> **Goal**
Can you transcribe every line exactly and leave the pictures behind?

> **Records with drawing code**
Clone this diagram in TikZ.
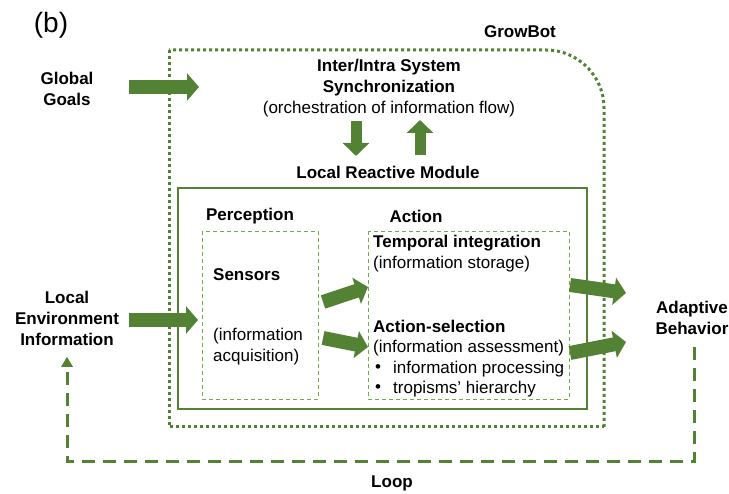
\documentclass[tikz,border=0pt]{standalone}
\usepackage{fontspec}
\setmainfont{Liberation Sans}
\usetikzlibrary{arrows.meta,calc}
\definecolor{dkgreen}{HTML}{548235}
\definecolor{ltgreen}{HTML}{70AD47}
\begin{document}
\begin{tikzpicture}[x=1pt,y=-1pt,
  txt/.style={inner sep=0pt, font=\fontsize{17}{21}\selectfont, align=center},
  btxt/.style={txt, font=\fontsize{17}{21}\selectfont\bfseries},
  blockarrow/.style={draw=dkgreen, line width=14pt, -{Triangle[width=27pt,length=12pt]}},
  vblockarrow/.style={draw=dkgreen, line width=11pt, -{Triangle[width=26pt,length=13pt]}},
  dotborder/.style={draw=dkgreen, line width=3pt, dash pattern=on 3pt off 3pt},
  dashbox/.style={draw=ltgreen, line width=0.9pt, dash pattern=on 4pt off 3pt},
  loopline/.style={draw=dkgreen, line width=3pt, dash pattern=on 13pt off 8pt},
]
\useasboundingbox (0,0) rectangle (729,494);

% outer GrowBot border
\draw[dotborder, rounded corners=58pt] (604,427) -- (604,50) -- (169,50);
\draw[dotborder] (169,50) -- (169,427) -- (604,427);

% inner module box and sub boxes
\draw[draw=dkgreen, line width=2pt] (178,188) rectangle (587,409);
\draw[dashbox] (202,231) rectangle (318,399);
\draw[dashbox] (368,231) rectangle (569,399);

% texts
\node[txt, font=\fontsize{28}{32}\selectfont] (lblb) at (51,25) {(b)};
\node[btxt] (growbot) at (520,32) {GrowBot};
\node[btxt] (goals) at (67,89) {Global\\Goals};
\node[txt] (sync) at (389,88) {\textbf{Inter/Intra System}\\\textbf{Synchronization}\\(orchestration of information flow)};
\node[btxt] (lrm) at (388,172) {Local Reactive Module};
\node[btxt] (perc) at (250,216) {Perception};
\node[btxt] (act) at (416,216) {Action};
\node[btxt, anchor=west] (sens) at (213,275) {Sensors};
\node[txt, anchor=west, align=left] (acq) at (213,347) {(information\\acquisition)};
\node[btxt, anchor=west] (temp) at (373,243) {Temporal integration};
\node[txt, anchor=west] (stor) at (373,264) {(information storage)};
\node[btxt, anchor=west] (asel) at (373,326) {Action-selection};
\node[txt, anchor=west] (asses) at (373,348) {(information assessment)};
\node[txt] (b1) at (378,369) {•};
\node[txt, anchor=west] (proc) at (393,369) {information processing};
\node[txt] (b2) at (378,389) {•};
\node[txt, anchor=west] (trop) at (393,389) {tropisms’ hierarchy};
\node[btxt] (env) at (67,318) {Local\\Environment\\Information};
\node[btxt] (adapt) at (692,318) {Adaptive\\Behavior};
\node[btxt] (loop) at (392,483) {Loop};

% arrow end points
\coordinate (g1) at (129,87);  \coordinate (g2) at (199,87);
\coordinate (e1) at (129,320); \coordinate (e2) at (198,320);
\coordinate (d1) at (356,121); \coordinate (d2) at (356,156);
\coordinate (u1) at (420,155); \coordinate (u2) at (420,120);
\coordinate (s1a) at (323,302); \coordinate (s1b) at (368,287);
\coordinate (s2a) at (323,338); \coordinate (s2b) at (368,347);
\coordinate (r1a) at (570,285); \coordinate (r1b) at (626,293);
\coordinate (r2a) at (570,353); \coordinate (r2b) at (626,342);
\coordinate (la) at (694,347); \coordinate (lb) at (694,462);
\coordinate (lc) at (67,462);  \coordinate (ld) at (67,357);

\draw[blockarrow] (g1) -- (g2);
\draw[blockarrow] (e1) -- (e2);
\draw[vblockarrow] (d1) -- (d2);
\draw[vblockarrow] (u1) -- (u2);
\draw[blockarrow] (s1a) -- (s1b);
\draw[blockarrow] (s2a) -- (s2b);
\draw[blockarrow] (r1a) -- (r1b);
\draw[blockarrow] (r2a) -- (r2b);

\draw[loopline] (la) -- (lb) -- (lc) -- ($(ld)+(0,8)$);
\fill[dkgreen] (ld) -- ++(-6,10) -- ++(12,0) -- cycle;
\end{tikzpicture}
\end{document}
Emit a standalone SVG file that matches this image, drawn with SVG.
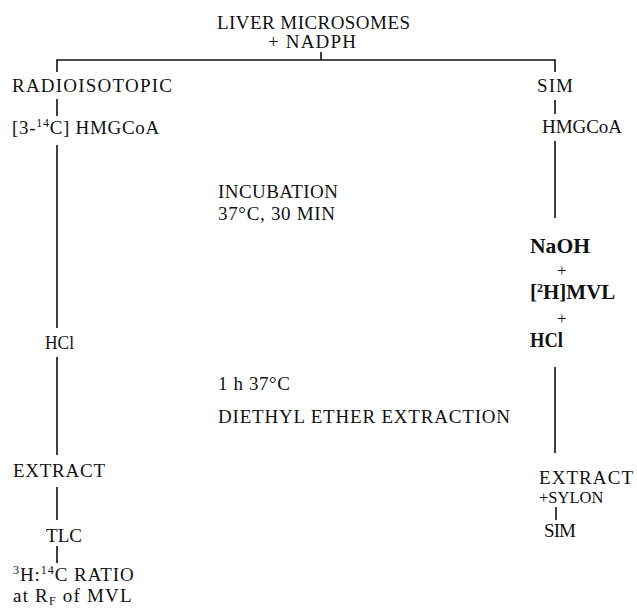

> **Task solution**
Clone this diagram in TikZ.
\documentclass[tikz,border=0pt]{standalone}
\usepackage{fontspec}
\setmainfont{Liberation Sans}
\usetikzlibrary{arrows.meta,calc}
\definecolor{dkgreen}{HTML}{548235}
\definecolor{ltgreen}{HTML}{70AD47}
\begin{document}
\begin{tikzpicture}[x=1pt,y=-1pt,
  txt/.style={inner sep=0pt, font=\fontsize{17}{21}\selectfont, align=center},
  btxt/.style={txt, font=\fontsize{17}{21}\selectfont\bfseries},
  blockarrow/.style={draw=dkgreen, line width=14pt, -{Triangle[width=27pt,length=12pt]}},
  vblockarrow/.style={draw=dkgreen, line width=11pt, -{Triangle[width=26pt,length=13pt]}},
  dotborder/.style={draw=dkgreen, line width=3pt, dash pattern=on 3pt off 3pt},
  dashbox/.style={draw=ltgreen, line width=0.9pt, dash pattern=on 4pt off 3pt},
  loopline/.style={draw=dkgreen, line width=3pt, dash pattern=on 13pt off 8pt},
]
\useasboundingbox (0,0) rectangle (729,494);

% outer GrowBot border
\draw[dotborder, rounded corners=58pt] (604,427) -- (604,50) -- (169,50);
\draw[dotborder] (169,50) -- (169,427) -- (604,427);

% inner module box and sub boxes
\draw[draw=dkgreen, line width=2pt] (178,188) rectangle (587,409);
\draw[dashbox] (202,231) rectangle (318,399);
\draw[dashbox] (368,231) rectangle (569,399);

% texts
\node[txt, font=\fontsize{28}{32}\selectfont] (lblb) at (51,25) {(b)};
\node[btxt] (growbot) at (520,32) {GrowBot};
\node[btxt] (goals) at (67,89) {Global\\Goals};
\node[txt] (sync) at (389,88) {\textbf{Inter/Intra System}\\\textbf{Synchronization}\\(orchestration of information flow)};
\node[btxt] (lrm) at (388,172) {Local Reactive Module};
\node[btxt] (perc) at (250,216) {Perception};
\node[btxt] (act) at (416,216) {Action};
\node[btxt, anchor=west] (sens) at (213,275) {Sensors};
\node[txt, anchor=west, align=left] (acq) at (213,347) {(information\\acquisition)};
\node[btxt, anchor=west] (temp) at (373,243) {Temporal integration};
\node[txt, anchor=west] (stor) at (373,264) {(information storage)};
\node[btxt, anchor=west] (asel) at (373,326) {Action-selection};
\node[txt, anchor=west] (asses) at (373,348) {(information assessment)};
\node[txt] (b1) at (378,369) {•};
\node[txt, anchor=west] (proc) at (393,369) {information processing};
\node[txt] (b2) at (378,389) {•};
\node[txt, anchor=west] (trop) at (393,389) {tropisms’ hierarchy};
\node[btxt] (env) at (67,318) {Local\\Environment\\Information};
\node[btxt] (adapt) at (692,318) {Adaptive\\Behavior};
\node[btxt] (loop) at (392,483) {Loop};

% arrow end points
\coordinate (g1) at (129,87);  \coordinate (g2) at (199,87);
\coordinate (e1) at (129,320); \coordinate (e2) at (198,320);
\coordinate (d1) at (356,121); \coordinate (d2) at (356,156);
\coordinate (u1) at (420,155); \coordinate (u2) at (420,120);
\coordinate (s1a) at (323,302); \coordinate (s1b) at (368,287);
\coordinate (s2a) at (323,338); \coordinate (s2b) at (368,347);
\coordinate (r1a) at (570,285); \coordinate (r1b) at (626,293);
\coordinate (r2a) at (570,353); \coordinate (r2b) at (626,342);
\coordinate (la) at (694,347); \coordinate (lb) at (694,462);
\coordinate (lc) at (67,462);  \coordinate (ld) at (67,357);

\draw[blockarrow] (g1) -- (g2);
\draw[blockarrow] (e1) -- (e2);
\draw[vblockarrow] (d1) -- (d2);
\draw[vblockarrow] (u1) -- (u2);
\draw[blockarrow] (s1a) -- (s1b);
\draw[blockarrow] (s2a) -- (s2b);
\draw[blockarrow] (r1a) -- (r1b);
\draw[blockarrow] (r2a) -- (r2b);

\draw[loopline] (la) -- (lb) -- (lc) -- ($(ld)+(0,8)$);
\fill[dkgreen] (ld) -- ++(-6,10) -- ++(12,0) -- cycle;
\end{tikzpicture}
\end{document}
Emit a standalone SVG file that matches this image, drawn with SVG.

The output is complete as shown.